ALL Australians have a God – Its just that they choose not to acknowledge him and prefer rebellion
So just where will his atheism get him? I don’t think he is a very happy chappy.
Well said Malcolm Witney, I love how you put that and will definitely be using in the future
The fool hath said in his heart, There is no God.
Being a fool may make one angry.
Remarks above about atheists being in a certain sense “religious” in devotion to their ideological presuppositions remind me of words I heard in a debate between an Australian Communist law professor and an evangelical Christian – The professor summed up the essence of the debate thus: “You Christians believe in God. We Communists believe in Man.”.
The “God-is-dead” brand of empiricist scepticism ultimately leads the serious atheist to doubt all ethical and epistemological values – to become trapped in a world where only “appearances” [phenomena] can be apprehended and not the actual realities behind those “appearances”.

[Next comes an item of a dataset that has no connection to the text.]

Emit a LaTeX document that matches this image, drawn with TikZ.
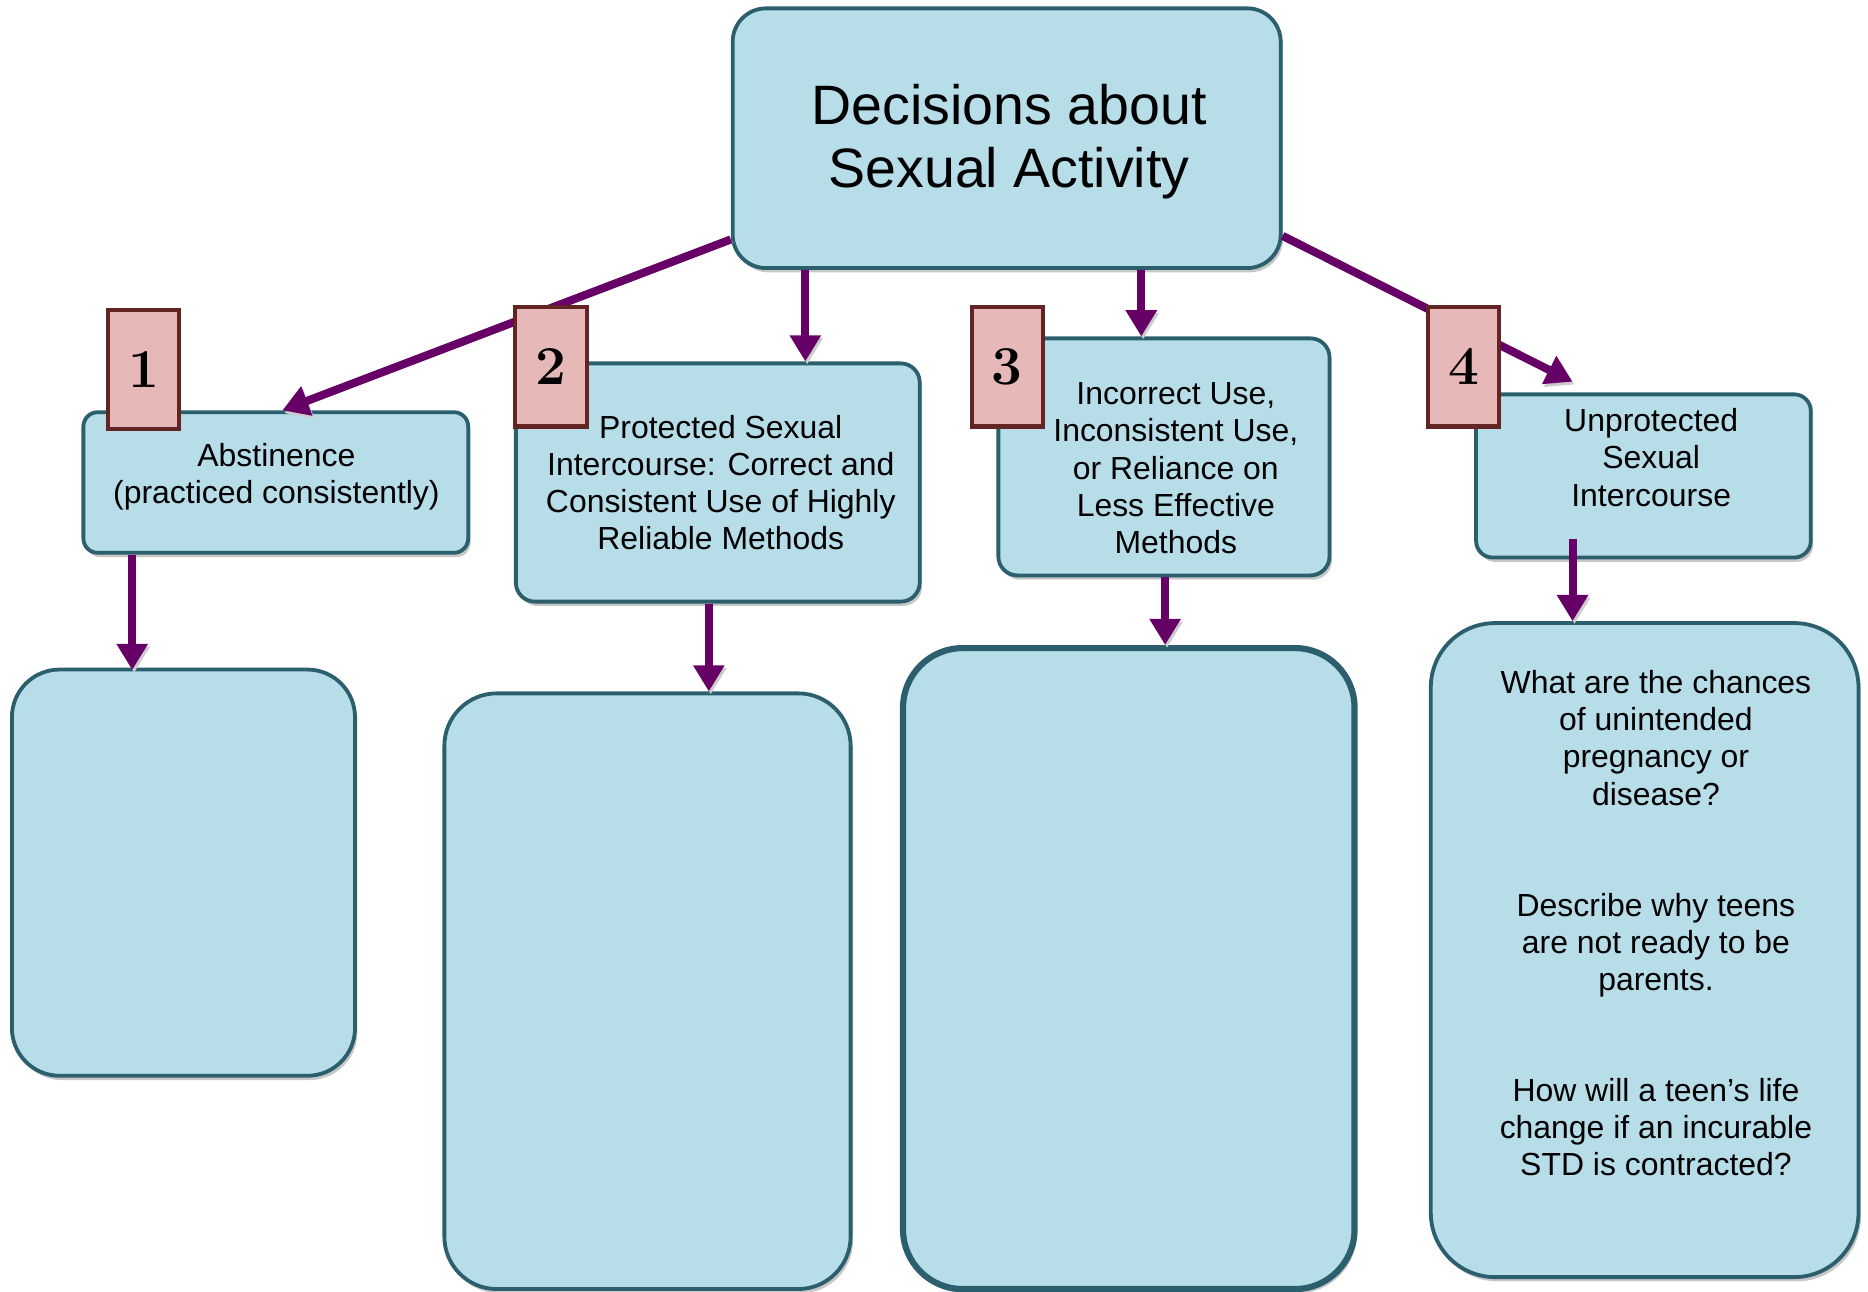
\documentclass[tikz,border=0pt]{standalone}
\usepackage{fontspec}
\setsansfont{Liberation Sans}
\usepackage{xcolor}
\usetikzlibrary{arrows.meta,shadows}
\definecolor{boxfill}{HTML}{B7DDE8}
\definecolor{boxline}{HTML}{2C5F6E}
\definecolor{numfill}{HTML}{E6B8B7}
\definecolor{numline}{HTML}{632523}
\definecolor{arrowcol}{HTML}{660066}
\tikzstyle{box} = [draw=boxline,fill=boxfill,line width=1.6pt,rectangle,inner sep=0pt,
  drop shadow={shadow xshift=1pt,shadow yshift=-1.8pt,fill=black,opacity=0.22}]
\tikzstyle{numbox} = [draw=numline,fill=numfill,line width=1.7pt,minimum width=30pt,
  minimum height=50pt,inner sep=0pt,font=\rmfamily\bfseries\fontsize{23}{24}\selectfont]
\tikzstyle{line} = [draw=arrowcol,line width=3.4pt,-{Triangle[width=12.5pt,length=11pt]},
  preaction={draw=black!20,transform canvas={xshift=0.8pt,yshift=-1.2pt}}]
\tikzstyle{txt} = [align=center,inner sep=0pt,font=\sffamily\fontsize{13.4}{15.6}\selectfont]

\begin{document}
\begin{tikzpicture}[x=0.5pt,y=-0.5pt]
    \useasboundingbox (0,0) rectangle (1568,1083.7);
    \node[box,minimum width=230pt,minimum height=109pt,rounded corners=14pt] (top) at (845,116) {};
    \node[box,minimum width=161.5pt,minimum height=59pt,rounded corners=6pt] (abst) at (231.5,405) {};
    \node[box,minimum width=169.5pt,minimum height=100pt,rounded corners=8pt] (prot) at (602.5,405) {};
    \node[box,minimum width=139pt,minimum height=99.5pt,rounded corners=8pt] (incor) at (977,383.5) {};
    \node[box,minimum width=140.5pt,minimum height=68.5pt,rounded corners=7pt] (unpr) at (1379.5,399.5) {};
    \node[box,minimum width=144pt,minimum height=170.5pt,rounded corners=20pt] (res1) at (154,732.5) {};
    \node[box,minimum width=170.5pt,minimum height=250pt,rounded corners=22pt] (res2) at (543.5,832) {};
    \node[box,line width=2.6pt,minimum width=189.5pt,minimum height=269pt,rounded corners=25pt] (res3) at (947.5,813) {};
    \node[box,minimum width=179.5pt,minimum height=274.5pt,rounded corners=27pt] (res4) at (1380.5,797.5) {};
    \node[txt,font=\sffamily\fontsize{23.3}{26.5}\selectfont] (top-t) at (847,119) {Decisions about\\Sexual Activity};
    \node[txt] (abst-t) at (232,400) {Abstinence\\(practiced consistently)};
    \node[txt] (prot-t) at (605,405) {Protected Sexual\\Intercourse: Correct and\\Consistent Use of Highly\\Reliable Methods};
    \node[txt] (incor-t) at (987,393) {Incorrect Use,\\Inconsistent Use,\\or Reliance on\\Less Effective\\Methods};
    \node[txt] (unpr-t) at (1386,384) {Unprotected\\Sexual\\Intercourse};
    \node[txt] (res4-t) at (1390,775) {What are the chances\\of unintended\\pregnancy or\\disease?\\[31pt]Describe why teens\\are not ready to be\\parents.\\[31pt]How will a teen’s life\\change if an incurable\\STD is contracted?};
    \draw[line] ([shift={(0,85)}]top.west) -- ([shift={(5.5,0)}]abst.north);
    \draw[line] ([shift={(-169,0)}]top.south) -- ([shift={(73.5,0)}]prot.north);
    \draw[line] ([shift={(113,0)}]top.south) -- ([shift={(-19,0)}]incor.north);
    \draw[line] ([shift={(0,82)}]top.east) -- ([shift={(-59.5,-9)}]unpr.north);
    \draw[line] ([shift={(-120.5,0)}]abst.south) -- ([shift={(-43,2)}]res1.north);
    \draw[line] ([shift={(-7.5,0)}]prot.south) -- ([shift={(51.5,0)}]res2.north);
    \draw[line] ([shift={(1,0)}]incor.south) -- ([shift={(30.5,0)}]res3.north);
    \draw[line] ([shift={(-59.5,-17)}]unpr.south) -- ([shift={(-60.5,0)}]res4.north);
    \node[numbox] (n1) at (120.5,310) {1};
    \node[numbox] (n2) at (462.5,308) {2};
    \node[numbox] (n3) at (845.5,308) {3};
    \node[numbox] (n4) at (1228.5,308) {4};
\end{tikzpicture}
\end{document}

In a world where doubt and unbelief are the “cornerstones” of a new creed of received folly, surely some might even be tempted to distrust their doubts and doubt the sanity of their “unbeliefs”!
As a Christian, I find it ironic that the pagans of the Roman Empire once referred to their Christian neighbours as “atheists”!
Well said, Bill. The second part of your article (from ‘Um, no sorry…’) sums up the materialist’s problem very logically & succinctly.
I don’t have enough ‘faith’ to be an atheist!